* [STATED EXERCISE]:
Print all of the data exactly.

____ DATASET EXTRACT

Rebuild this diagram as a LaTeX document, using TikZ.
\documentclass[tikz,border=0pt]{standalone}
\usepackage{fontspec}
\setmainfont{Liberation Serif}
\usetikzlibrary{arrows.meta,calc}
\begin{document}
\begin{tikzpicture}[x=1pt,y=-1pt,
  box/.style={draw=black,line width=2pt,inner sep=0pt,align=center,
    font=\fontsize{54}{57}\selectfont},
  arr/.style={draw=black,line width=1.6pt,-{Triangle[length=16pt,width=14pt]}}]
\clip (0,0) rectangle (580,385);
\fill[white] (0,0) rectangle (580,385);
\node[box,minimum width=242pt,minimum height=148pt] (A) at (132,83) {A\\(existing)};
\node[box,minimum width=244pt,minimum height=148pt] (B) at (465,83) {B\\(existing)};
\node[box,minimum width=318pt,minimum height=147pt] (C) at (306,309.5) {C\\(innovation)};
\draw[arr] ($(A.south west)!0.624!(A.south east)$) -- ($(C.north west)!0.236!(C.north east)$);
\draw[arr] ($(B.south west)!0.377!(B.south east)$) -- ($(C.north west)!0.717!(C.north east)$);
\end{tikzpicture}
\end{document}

________

* [EXPECTED ANSWER]:
Rebuild this diagram as a LaTeX document, using TikZ.
\documentclass[tikz,border=0pt]{standalone}
\usepackage{fontspec}
\setmainfont{Liberation Serif}
\usetikzlibrary{arrows.meta,calc}
\begin{document}
\begin{tikzpicture}[x=1pt,y=-1pt,
  box/.style={draw=black,line width=2pt,inner sep=0pt,align=center,
    font=\fontsize{54}{57}\selectfont},
  arr/.style={draw=black,line width=1.6pt,-{Triangle[length=16pt,width=14pt]}}]
\clip (0,0) rectangle (580,385);
\fill[white] (0,0) rectangle (580,385);
\node[box,minimum width=242pt,minimum height=148pt] (A) at (132,83) {A\\(existing)};
\node[box,minimum width=244pt,minimum height=148pt] (B) at (465,83) {B\\(existing)};
\node[box,minimum width=318pt,minimum height=147pt] (C) at (306,309.5) {C\\(innovation)};
\draw[arr] ($(A.south west)!0.624!(A.south east)$) -- ($(C.north west)!0.236!(C.north east)$);
\draw[arr] ($(B.south west)!0.377!(B.south east)$) -- ($(C.north west)!0.717!(C.north east)$);
\end{tikzpicture}
\end{document}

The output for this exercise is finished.